It is often said that Rome wasn’t built in a day; however, I managed to see it all in only one day. My semester abroad began in Rome at the very end of August when the streets were still full of tourists and the temperature was in the 90s. Our day began by visiting the Spanish steps. From the top of these steps, where a church is located, you get a breathtaking view overlooking the city, where even the dome of St. Peter’s Basilica is visible. Walking down the historic staircase will bring you to a marble fountain and the Spanish embassy, hence the name of the stairs.
From here, I visited the Pantheon in Piazza della Rotonda, a square that is perfect for enjoying a gelato and listening to the musicians that are always playing here. The Pantheon was once built as a Roman temple and was later converted into a Catholic church. It’s dome was the largest in the world until the Duomo was built in Florence. From here, we walked to Piazza Navona, which is a big square with many fountains, artists, and musicians.
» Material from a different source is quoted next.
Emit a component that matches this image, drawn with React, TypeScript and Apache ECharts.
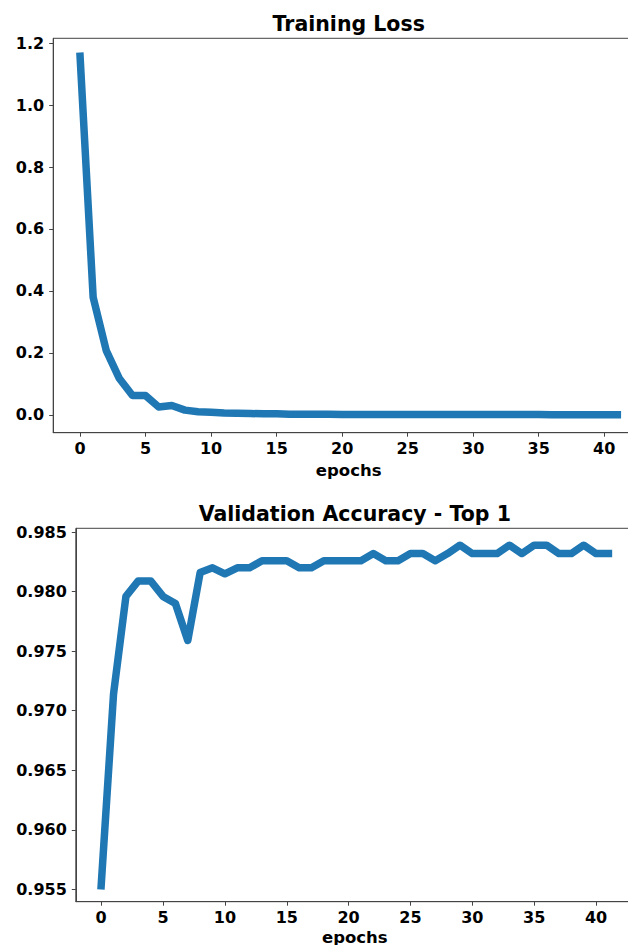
import React, { useEffect, useRef } from "react";
import * as echarts from "echarts";

const lossValues = [
  1.158, 0.379, 0.207, 0.117, 0.062, 0.062, 0.025, 0.03, 0.015, 0.01,
  0.008, 0.006, 0.005, 0.004, 0.003, 0.003, 0.002, 0.002, 0.002, 0.0015,
  0.0012, 0.001, 0.001, 0.001, 0.0009, 0.0008, 0.0008, 0.0007, 0.0007, 0.0006,
  0.0006, 0.0006, 0.0005, 0.0005, 0.0005, 0.0005, 0.0004, 0.0004, 0.0004, 0.0004,
  0.0004, 0.0003,
];

const accValues = [
  0.9553, 0.9714, 0.9796, 0.9809, 0.9809, 0.9796, 0.979, 0.9759, 0.9816, 0.982,
  0.9815, 0.982, 0.982, 0.9826, 0.9826, 0.9826, 0.982, 0.982, 0.9826, 0.9826,
  0.9826, 0.9826, 0.9832, 0.9826, 0.9826, 0.9832, 0.9832, 0.9826, 0.9832, 0.9839,
  0.9832, 0.9832, 0.9832, 0.9839, 0.9832, 0.9839, 0.9839, 0.9832, 0.9832, 0.9839,
  0.9832, 0.9832,
];

const xTicks = [0, 5, 10, 15, 20, 25, 30, 35, 40];
const lossTicks = [0, 0.2, 0.4, 0.6, 0.8, 1.0, 1.2];
const accTicks = [0.955, 0.96, 0.965, 0.97, 0.975, 0.98, 0.985];

const titles = ["Training Loss", "Validation Accuracy - Top 1"];
const xName = "epochs";

const FONT = "DejaVu Sans";
const LINE_COLOR = "#1f77b4";
const AXIS_COLOR = "#444";

export default function App() {
  const ref = useRef<HTMLDivElement>(null);

  useEffect(() => {
    document.body.style.margin = "0";
    const chart = echarts.init(ref.current!, null, { renderer: "svg" });

    const labelStyle = {
      fontSize: 16,
      fontWeight: "bold" as const,
      color: "#000",
      fontFamily: FONT,
    };

    const makeX = (gridIndex: number) => ({
      type: "value" as const,
      gridIndex,
      min: -2.05,
      max: 43.05,
      splitLine: { show: false },
      axisLine: { show: true, onZero: false, lineStyle: { color: AXIS_COLOR, width: 1 } },
      axisTick: { show: true, length: 4, customValues: xTicks, lineStyle: { color: AXIS_COLOR } },
      axisLabel: { ...labelStyle, margin: 8, customValues: xTicks, formatter: (v: number) => String(v) },
    });

    const makeY = (gridIndex: number, min: number, max: number, ticks: number[], digits: number) => ({
      type: "value" as const,
      gridIndex,
      min,
      max,
      splitLine: { show: false },
      axisLine: { show: true, onZero: false, lineStyle: { color: AXIS_COLOR, width: 1 } },
      axisTick: { show: true, length: 4, customValues: ticks, lineStyle: { color: AXIS_COLOR } },
      axisLabel: { ...labelStyle, margin: 9, customValues: ticks, formatter: (v: number) => v.toFixed(digits) },
    });

    const g1 = { left: 53.2, top: 38.3, width: 591, height: 394.4 };
    const g2 = { left: 75.8, top: 528.3, width: 558, height: 373.4 };

    const textStyle = (text: string, size: number) => ({
      text,
      fontSize: size,
      fontWeight: "bold",
      fontFamily: FONT,
      fill: "#000",
      align: "center",
      verticalAlign: "middle",
    });

    chart.setOption({
      animation: false,
      backgroundColor: "#fff",
      grid: [
        { ...g1, show: true, borderColor: AXIS_COLOR, borderWidth: 1, containLabel: false },
        { ...g2, show: true, borderColor: AXIS_COLOR, borderWidth: 1, containLabel: false },
      ],
      xAxis: [makeX(0), makeX(1)],
      yAxis: [
        makeY(0, -0.0579, 1.2159, lossTicks, 1),
        makeY(1, 0.95396, 0.98532, accTicks, 3),
      ],
      series: [
        {
          type: "line",
          xAxisIndex: 0,
          yAxisIndex: 0,
          data: lossValues.map((v, i) => [i, v]),
          showSymbol: false,
          symbol: "none",
          lineStyle: { color: LINE_COLOR, width: 7.5, cap: "square", join: "round" },
        },
        {
          type: "line",
          xAxisIndex: 1,
          yAxisIndex: 1,
          data: accValues.map((v, i) => [i, v]),
          showSymbol: false,
          symbol: "none",
          lineStyle: { color: LINE_COLOR, width: 7.5, cap: "square", join: "round" },
        },
      ],
      graphic: [
        { type: "text", x: g1.left + g1.width / 2, y: 23.5, style: textStyle(titles[0], 20.5) },
        { type: "text", x: g2.left + g2.width / 2, y: 513.5, style: textStyle(titles[1], 20.5) },
        { type: "text", x: g1.left + g1.width / 2, y: 470, style: textStyle(xName, 16.5) },
        { type: "text", x: g2.left + g2.width / 2, y: 937, style: textStyle(xName, 16.5) },
      ],
    });

    return () => chart.dispose();
  }, []);

  return <div ref={ref} style={{ position: "fixed", left: 0, top: 0, width: 680, height: 945 }} />;
}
After a quick lunch, we had a guided tour of the Colosseum. As impressive as this famous ruin is from the outside, I highly recommend booking a tour of the inside. The guide will explain the various uses of the amphitheater throughout the ages, including for gladiatorial contests and simulated sea battles, where the entire structure was filled with water! If you plan on visiting Rome during the summer months, be prepared for very hot temperatures within the Colosseum. I would recommend booking a tour in the morning to avoid the heat and the crowds. After touring the Colosseum, we walked a short ways to the ruins of the Roman Forum. My tour included both visits and I thought that the ruins were definitely worth seeing. The remains of the entire ancient city center are still visible, including Circus Maximus, the well-known chariot racing stadium, and the homes of several emperors.
Once our tour was over, my friends and I walked to the Trevi Fountain for our much anticipated Lizzie McGuire moment. It was extremely crowded, but we pushed our way to the front and took turns throwing coins into the water. Legend says that if you stand with your back to the fountain and hold a coin in your right hand and throw it over your left shoulder, you are destined to return to Rome. There just so happened to be a Venchi gelato shop in the same plaza as the fountain, which remains to be some of the best gelato that I’ve had all semester. After we were done eating, we returned to our hotel to rest before dinner at Centro. This restaurant had the most amazing salads and pasta, and is conveniently located near the Roma Termini station. A quick word about the trains in Italy: make sure you stamp your ticket by inserting it into the validating machines before climbing on board!
The next day we toured Vatican City, which consists of St. Peter’s Basilica, the Vatican museums, gardens, and the famous Sistine Chapel, painted by Michelangelo. The Vatican is the smallest country in the entire world with only 1,000 citizens; it is enclosed by city-walls, governed by the Pope, and protected by Swiss guards. The Vatican mints its own euros, prints its own stamps, issues passports and licenses, and even has its own flag. When I visited the Vatican, I toured St. Peter’s Basilica which absolutely took my breath away. We only had a few hours at the Vatican before departing for our next destination, but I was lucky enough to visit the Vatican in its entirety when I was in Italy in 2014. I highly recommend arriving to the Vatican early in the morning to avoid crowds and to have enough time to visit all of the sites. The Sistine Chapel is as beautiful as everyone says it is; however, it is usually very crowded and you are not allowed to take any photos. Another tip: Try to visit the Vatican on either a Sunday or Wednesday to experience a blessing or a Mass with Pope Francis and make sure to get there early to secure a spot! Also, if you purchase a souvenir in one of the many gift shops in the Vatican you can have the Pope bless it for you for free… an experience I would not pass up.